Building a Future for the 747-8 Fleet
The 747-8 line is no longer in active production, and it is a very different aircraft from the aging 747-200 models that currently serve as Air Force One. To bridge that gap, the Air Force is spending roughly $400 million to procure two additional 747-8s that will serve as training platforms and spare sources for the future VC-25B fleet.
An Air Force statement framed the purchase as a way to build a coherent training and sustainment strategy for the presidential 747-8i fleet before the existing 747-200s are retired. The first Lufthansa aircraft is expected to be delivered early next year, with the second slated to arrive before the end of 2026. Lufthansa, for its part, has said it is continuing the planned “rollover” of its 747 lineup in 2026, which includes phasing out two 747-400s and two 747-8s, but the carrier has not publicly confirmed the buyer.
A Delayed Flagship
The decision comes against the backdrop of significant delays in the core replacement program. Boeing’s contract to deliver two new VC-25B aircraft originally targeted a 2022 handover. That timeline has slipped several times. An Air Force official signaled earlier this year that the first jet might arrive as early as 2027, but the latest schedule now points to mid-2028 for initial delivery.
That still leaves open the possibility that Donald Trump, if in office, could fly on one of the new aircraft before the end of a future term. One of the current presidential jets has been in service since 1990, a reminder of how long these airframes stay in operation and how much modification, hardening, and specialized equipment go into making them suitable for a head of state.
On December 12, the Air Force awarded a $15.5 million modification to its existing VC-25B contract, pushing the face value of the program above $4.3 billion. Officials described the latest costs as tied to integrating new communications capabilities, ensuring the aircraft can meet mission requirements that have evolved since the baseline plan was set.
Parallel Questions About a Qatari Jet
Running alongside the formal VC-25B program is a separate, more controversial story: Trump’s acceptance of a donated Qatari jet he has touted as a future presidential aircraft. The jet is undergoing work, and Trump has suggested it could be ready for use on an aggressive timeline, even as aviation experts and former officials express deep skepticism about both the schedule and the concept itself.
Questions swirl around the legality and ethics of accepting such a gift from a foreign government, as well as the security implications of relying on a platform not purpose-built and hardened under US government oversight.
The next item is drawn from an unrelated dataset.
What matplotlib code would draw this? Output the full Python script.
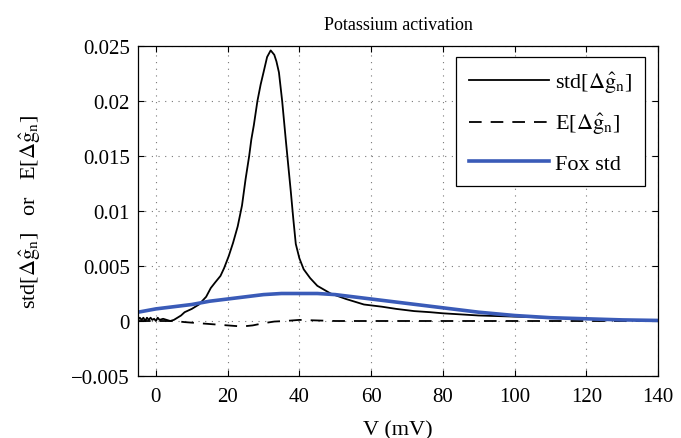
import matplotlib
matplotlib.use("Agg")
import matplotlib.pyplot as plt
import numpy as np

plt.rcParams['font.family'] = ['Liberation Serif', 'DejaVu Serif']
plt.rcParams['mathtext.fontset'] = 'stix'

# std[Δĝ_n]
v_std = [-5, -4.5, -4, -3.5, -3, -2.5, -2, -1.5, -1, -0.5, 0, 0.5, 1, 2, 3, 4, 5, 6, 7, 8, 10, 12, 14,
         15.3, 16.5, 18, 19, 20.3, 21.5, 22.8, 24, 25, 26, 26.6, 27.3, 28.3, 29.2, 30, 31, 32, 33,
         33.6, 34.3, 35.2, 36.2, 37, 37.6, 38.3, 39, 40, 41.2, 43, 45, 48.7, 53, 58, 63, 67, 72, 76.5,
         80, 85, 90, 100, 110, 120, 130, 140]
std_vals = [0.0001, 0.0003, 0.0001, 0.0003, 0.0, 0.0003, 0.0001, 0.0003, 0.0001, 0.0002, 0.0, 0.0003,
            0.0001, 0.0002, 0.0001, 0.0, 0.0001, 0.0003, 0.0005, 0.0008, 0.0011, 0.0015, 0.0022,
            0.0030, 0.0035, 0.0041, 0.0048, 0.0059, 0.0071, 0.0086, 0.0105, 0.0129, 0.0150, 0.0165,
            0.0178, 0.0200, 0.0215, 0.0226, 0.0240, 0.0246, 0.0242, 0.0236, 0.0226, 0.0200, 0.0165,
            0.0138, 0.0118, 0.0093, 0.0070, 0.0057, 0.0047, 0.0039, 0.0032, 0.0025, 0.0020, 0.0015,
            0.0013, 0.0011, 0.0009, 0.0008, 0.0007, 0.0006, 0.0005, 0.0004, 0.0003, 0.0002, 0.0001,
            0.00005]

# E[Δĝ_n]
v_mean = [-5, 0, 5, 8, 12, 16, 20, 24, 27, 30, 33, 36, 40, 50, 60, 80, 100, 120, 140]
mean_vals = [0.0, 0.0, 0.0, -0.0001, -0.0002, -0.0003, -0.0004, -0.0005, -0.0004, -0.0002,
             -0.00005, 0.0, 0.0001, 0.0, 0.0, 0.0, 0.0, 0.0, 0.0]

# Fox std
v_fox = [-5, 0, 5, 10, 15, 20, 25, 30, 35, 40, 45, 50, 55, 60, 65, 70, 75, 80, 90, 100, 110, 120, 130, 140]
fox_vals = [0.0008, 0.0011, 0.0013, 0.0015, 0.0018, 0.0020, 0.0022, 0.0024, 0.0025, 0.0025, 0.0025,
            0.0024, 0.0022, 0.0020, 0.0018, 0.0016, 0.0014, 0.0012, 0.0008, 0.0005, 0.0003, 0.0002,
            0.0001, 0.00005]

x_ticks = [0, 20, 40, 60, 80, 100, 120, 140]
y_ticks = [-0.005, 0, 0.005, 0.01, 0.015, 0.02, 0.025]
y_tick_labels = ['\u22120.005', '0', '0.005', '0.01', '0.015', '0.02', '0.025']

fig = plt.figure(figsize=(6.81, 4.39), dpi=100)
ax = fig.add_axes([138/681, 1-377/439, (658-138)/681, (377-47)/439])

ax.plot(v_std, std_vals, color='black', lw=1.3, label=r'std[$\Delta\hat{\mathrm{g}}_{\mathrm{n}}$]')
ax.plot(v_mean, mean_vals, color='black', lw=1.3, dashes=(7, 5), label=r'E[$\Delta\hat{\mathrm{g}}_{\mathrm{n}}$]')
ax.plot(v_fox, fox_vals, color='#3a5bb8', lw=2.6, label='Fox std')

ax.set_xlim(-5, 140)
ax.set_ylim(-0.005, 0.025)
ax.set_xticks(x_ticks)
ax.set_xticklabels([str(t) for t in x_ticks])
ax.set_yticks(y_ticks)
ax.set_yticklabels(y_tick_labels)
ax.tick_params(direction='in', top=True, right=True, labelsize=15, length=4)
ax.tick_params(axis='x', pad=8)
ax.tick_params(axis='y', pad=6)
ax.grid(True, linestyle=(0, (1, 5)), color='#777777', lw=0.8)
for s in ax.spines.values():
    s.set_linewidth(0.9)

ax.set_title('Potassium activation', fontsize=13, pad=12)
ax.set_xlabel('V (mV)', fontsize=16, labelpad=10)
ax.set_ylabel(r'std[$\Delta\hat{\mathrm{g}}_{\mathrm{n}}$]   or   E[$\Delta\hat{\mathrm{g}}_{\mathrm{n}}$]',
              fontsize=16, labelpad=20)

leg = ax.legend(loc='upper right', fontsize=16, fancybox=False, edgecolor='black',
                handlelength=3.6, handletextpad=0.3, borderpad=0.55, labelspacing=0.75, framealpha=1,
                borderaxespad=0, bbox_to_anchor=((645 - 138) / 520, (377 - 58) / 330))
leg.get_frame().set_linewidth(0.9)

fig.savefig('out.png', dpi=100)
Outfitting a jet to serve as Air Force One requires secure communications, defensive systems, extensive redundancy, and the ability to function as a flying command post. Critics doubt a donated airframe can be brought up to that standard in a matter of months.
A Long Horizon for Presidential Airlift
Taken together, the Lufthansa purchases, the VC-25B delays, and the Qatari jet controversy capture how slow, expensive, and politically fraught modern presidential airlift has become. The Air Force is still modifying the main VC-25B aircraft in San Antonio, layering on new systems while juggling cost growth and schedule slips.
Yet the logic behind the additional 747-8 buys is straightforward: if the US plans to rely on heavily modified 747-8s to carry the president for decades, it needs a stable pipeline of parts, trained crews, and maintenance experience tailored to that specific airframe. Buying surplus jets from a commercial operator like Lufthansa is a pragmatic way to seed that ecosystem, even as the flagship aircraft themselves remain years away from operational service.